Gables Montessori Blog


Maria Montessori considered the generally accepted idea of gymnastics as inadequate because common schools make children follow definite ordered movements given in the form of commands. She thought that such exercises repress spontaneous movements and impose others. For her, gymnastics and in general muscular education consist of a series of exercises tending to aid the normal development of physiological movements (such as walking, speech, breathing). The muscular education is that one that teaches the child those movements which are useful in the achievement of the most ordinary acts of life; such as dressing, undressing, buttoning their clothes and lacing their shoes, carrying such objects as balls, cubes, etc. The crucial age to do this is between three and six years.

Walking should be a priority in the physical activity of students. Montessori proposes this practice inside the gym and especially outside, in the garden of the school, also she thought of a system with a road designed with a central perimeter fence where young children can rest in seats or better and if possible a fence for climbing where the smallest can support her legs dangling, swinging them.

For gymnastics Maria Montessori considered necessary having apparatus, one of them the trampoline, invented by Séguin to develop the lower limbs, and especially to strengthen the articulation of the knee in weak children. This is a kind of swing with a very wide seat hung from strong cords. The goal is to strengthen the child´s limbs making him pressing his feet in pushing himself back and forth in the swing.
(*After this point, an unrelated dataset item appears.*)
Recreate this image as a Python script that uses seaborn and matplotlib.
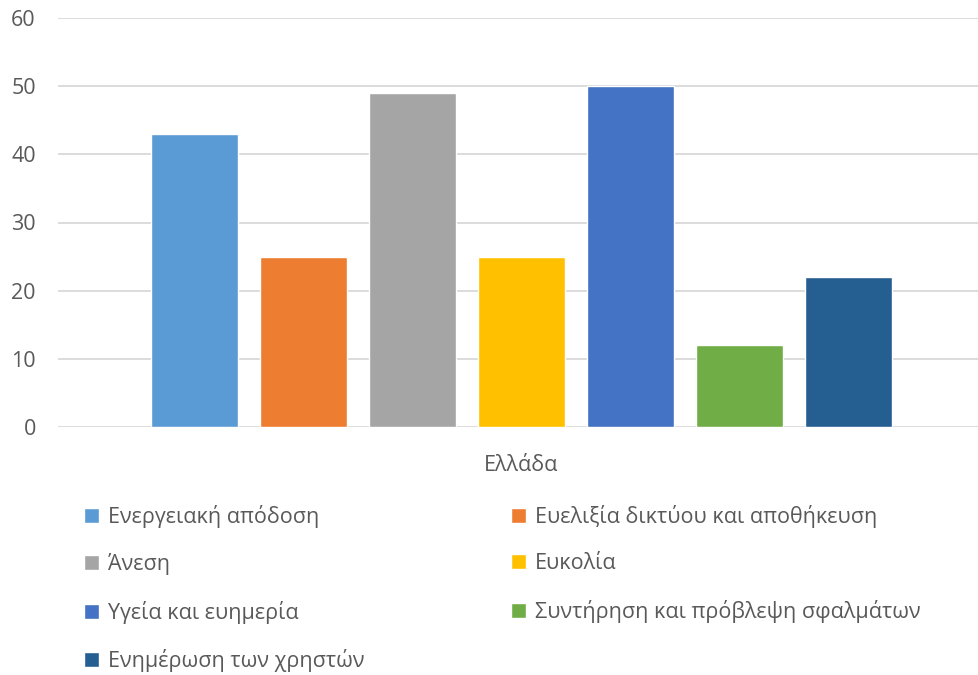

Other important and amusing piece of gymnastic is “The Pendulum” a game which may be played by one child or by several. This consists of rubber balls hung on a cord that can be sending from one to another, helping the arms and the spinal column. The Pendulum helps also the visual coordination by calculating the distance of bodies in motion.

“The Cord” another game, consists of a line, drawn on the earth with chalk. This helps to direct the free movements of children in a given direction.

The free gymnastics are also considered by Montessori Method. Such gymnastics without any apparatus are divided in two classes: directed and required exercises, and free games. In the first class, she recommended the march that could be introduced accompanied with the singing of little songs, as a breathing exercise that reinforces the lungs. In the free games, children play with balls, hoops, bean bags and kites.

The educational gymnastics include two series of exercises which form a part of other school work, as, for instance, the cultivation of the earth, the care of plants and animals. These activities need coordinated movements, the scattering of minute objects, for example, such as corn and oats and also the exercise of opening and closing the gates to the garden.

In the respiratory gymnastics, the respiratory movements are regulated, that is, children are trained in the art of breathing. These exercises help to the correct formation of the child’s speech habits. Some of these movements are: to breathe deeply, lift the shoulders rapidly, lowering the diaphragm or expel breath slowly, lowering shoulders slowly, returning to normal position. These respiratory gymnastics prepare the organs used in the formation of language.